• _Written request_
Pictures do not belong in your copy. Repeat all the other data exactly.

• _Supplied material_
━━━━

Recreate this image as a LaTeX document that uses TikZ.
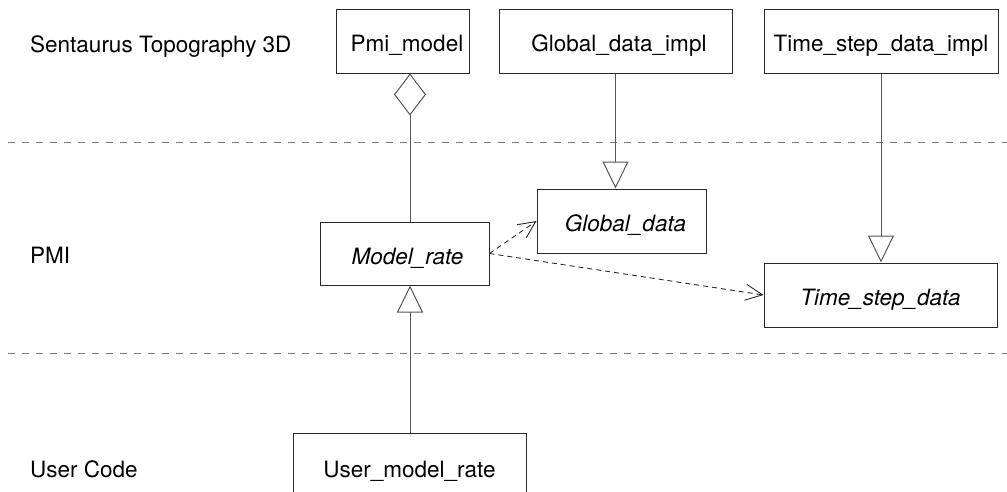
\documentclass[tikz,border=0pt]{standalone}
\usepackage{fontspec}
\setmainfont{TeX Gyre Heros}
\usetikzlibrary{arrows.meta}

\definecolor{boxline}{HTML}{2A2A2A}
\definecolor{linkline}{HTML}{555555}
\definecolor{sepline}{HTML}{7A7A7A}

\tikzset{
  classbox/.style={draw=boxline, line width=1pt, inner sep=0pt,
    minimum height=64pt, text height=21pt, text depth=0pt,
    font=\fontsize{22.5pt}{27pt}\selectfont},
  abstract/.style={classbox, font=\fontsize{22.5pt}{27pt}\selectfont\itshape},
  layer/.style={anchor=base west, inner sep=0pt,
    font=\fontsize{22.5pt}{27pt}\selectfont},
  separator/.style={draw=sepline, line width=1pt, dash pattern=on 7pt off 7pt},
  aggregation/.style={draw=linkline, line width=1pt,
    {Diamond[open, length=42pt, width=32pt]}-},
  inherits/.style={draw=linkline, line width=1pt,
    -{Triangle[open, length=27pt, width=26pt]}},
  uses/.style={draw=boxline, line width=0.9pt, dash pattern=on 5pt off 4pt,
    -{Straight Barb[length=17pt, width=16pt]}}
}

\begin{document}
\begin{tikzpicture}[x=1pt, y=-1pt]
  \useasboundingbox (0,0) rectangle (1007,491);
  \clip (0,0) rectangle (1007,491);

  % layer separators
  \coordinate (sepAleft) at (8,142);
  \coordinate (sepAright) at (1007,142);
  \coordinate (sepBleft) at (8,353);
  \coordinate (sepBright) at (1007,353);
  \draw[separator] (sepAleft) -- (sepAright);
  \draw[separator] (sepBleft) -- (sepBright);

  % layer names
  \node[layer] (lsent) at (30,52) {Sentaurus Topography 3D};
  \node[layer] (lpmi)  at (30,263) {PMI};
  \node[layer] (luser) at (30,477) {User Code};

  % classes (a leading skip nudges the name slightly right of centre)
  \node[classbox, minimum width=133pt] (pmi)  at (402.5,41) {\hspace*{9pt}Pmi\_model};
  \node[classbox, minimum width=233pt] (gdi)  at (615.5,41) {\hspace*{7pt}Global\_data\_impl};
  \node[classbox, minimum width=234pt] (tsdi) at (881,41)   {Time\_step\_data\_impl};
  \node[abstract, minimum width=169pt] (gd)   at (621.5,221) {\hspace*{8pt}Global\_data};
  \node[abstract, minimum width=169pt, minimum height=63pt] (mr) at (404.5,253.5) {\hspace*{6pt}Model\_rate};
  \node[abstract, minimum width=233pt] (tsd)  at (880.5,295) {Time\_step\_data};
  \node[classbox, minimum width=233pt, minimum height=67pt] (umr) at (409.5,466.5) {User\_model\_rate};

  % vertical axis shared by the Model_rate relations
  \coordinate (axis) at (410,0);

  % relations
  \draw[aggregation] (pmi.south -| axis) -- (mr.north -| axis);
  \draw[inherits] (gdi.south) -- (gdi.south |- gd.north);
  \draw[inherits] (tsdi.south) -- (tsdi.south |- tsd.north);
  \draw[inherits] (umr.north -| axis) -- (mr.south -| axis);
  \draw[uses] (mr.east) -- (gd.west);
  \draw[uses] (mr.east) -- (tsd.west);
\end{tikzpicture}
\end{document}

━━━━

• _The result_
Recreate this image as a LaTeX document that uses TikZ.
\documentclass[tikz,border=0pt]{standalone}
\usepackage{fontspec}
\setmainfont{TeX Gyre Heros}
\usetikzlibrary{arrows.meta}

\definecolor{boxline}{HTML}{2A2A2A}
\definecolor{linkline}{HTML}{555555}
\definecolor{sepline}{HTML}{7A7A7A}

\tikzset{
  classbox/.style={draw=boxline, line width=1pt, inner sep=0pt,
    minimum height=64pt, text height=21pt, text depth=0pt,
    font=\fontsize{22.5pt}{27pt}\selectfont},
  abstract/.style={classbox, font=\fontsize{22.5pt}{27pt}\selectfont\itshape},
  layer/.style={anchor=base west, inner sep=0pt,
    font=\fontsize{22.5pt}{27pt}\selectfont},
  separator/.style={draw=sepline, line width=1pt, dash pattern=on 7pt off 7pt},
  aggregation/.style={draw=linkline, line width=1pt,
    {Diamond[open, length=42pt, width=32pt]}-},
  inherits/.style={draw=linkline, line width=1pt,
    -{Triangle[open, length=27pt, width=26pt]}},
  uses/.style={draw=boxline, line width=0.9pt, dash pattern=on 5pt off 4pt,
    -{Straight Barb[length=17pt, width=16pt]}}
}

\begin{document}
\begin{tikzpicture}[x=1pt, y=-1pt]
  \useasboundingbox (0,0) rectangle (1007,491);
  \clip (0,0) rectangle (1007,491);

  % layer separators
  \coordinate (sepAleft) at (8,142);
  \coordinate (sepAright) at (1007,142);
  \coordinate (sepBleft) at (8,353);
  \coordinate (sepBright) at (1007,353);
  \draw[separator] (sepAleft) -- (sepAright);
  \draw[separator] (sepBleft) -- (sepBright);

  % layer names
  \node[layer] (lsent) at (30,52) {Sentaurus Topography 3D};
  \node[layer] (lpmi)  at (30,263) {PMI};
  \node[layer] (luser) at (30,477) {User Code};

  % classes (a leading skip nudges the name slightly right of centre)
  \node[classbox, minimum width=133pt] (pmi)  at (402.5,41) {\hspace*{9pt}Pmi\_model};
  \node[classbox, minimum width=233pt] (gdi)  at (615.5,41) {\hspace*{7pt}Global\_data\_impl};
  \node[classbox, minimum width=234pt] (tsdi) at (881,41)   {Time\_step\_data\_impl};
  \node[abstract, minimum width=169pt] (gd)   at (621.5,221) {\hspace*{8pt}Global\_data};
  \node[abstract, minimum width=169pt, minimum height=63pt] (mr) at (404.5,253.5) {\hspace*{6pt}Model\_rate};
  \node[abstract, minimum width=233pt] (tsd)  at (880.5,295) {Time\_step\_data};
  \node[classbox, minimum width=233pt, minimum height=67pt] (umr) at (409.5,466.5) {User\_model\_rate};

  % vertical axis shared by the Model_rate relations
  \coordinate (axis) at (410,0);

  % relations
  \draw[aggregation] (pmi.south -| axis) -- (mr.north -| axis);
  \draw[inherits] (gdi.south) -- (gdi.south |- gd.north);
  \draw[inherits] (tsdi.south) -- (tsdi.south |- tsd.north);
  \draw[inherits] (umr.north -| axis) -- (mr.south -| axis);
  \draw[uses] (mr.east) -- (gd.west);
  \draw[uses] (mr.east) -- (tsd.west);
\end{tikzpicture}
\end{document}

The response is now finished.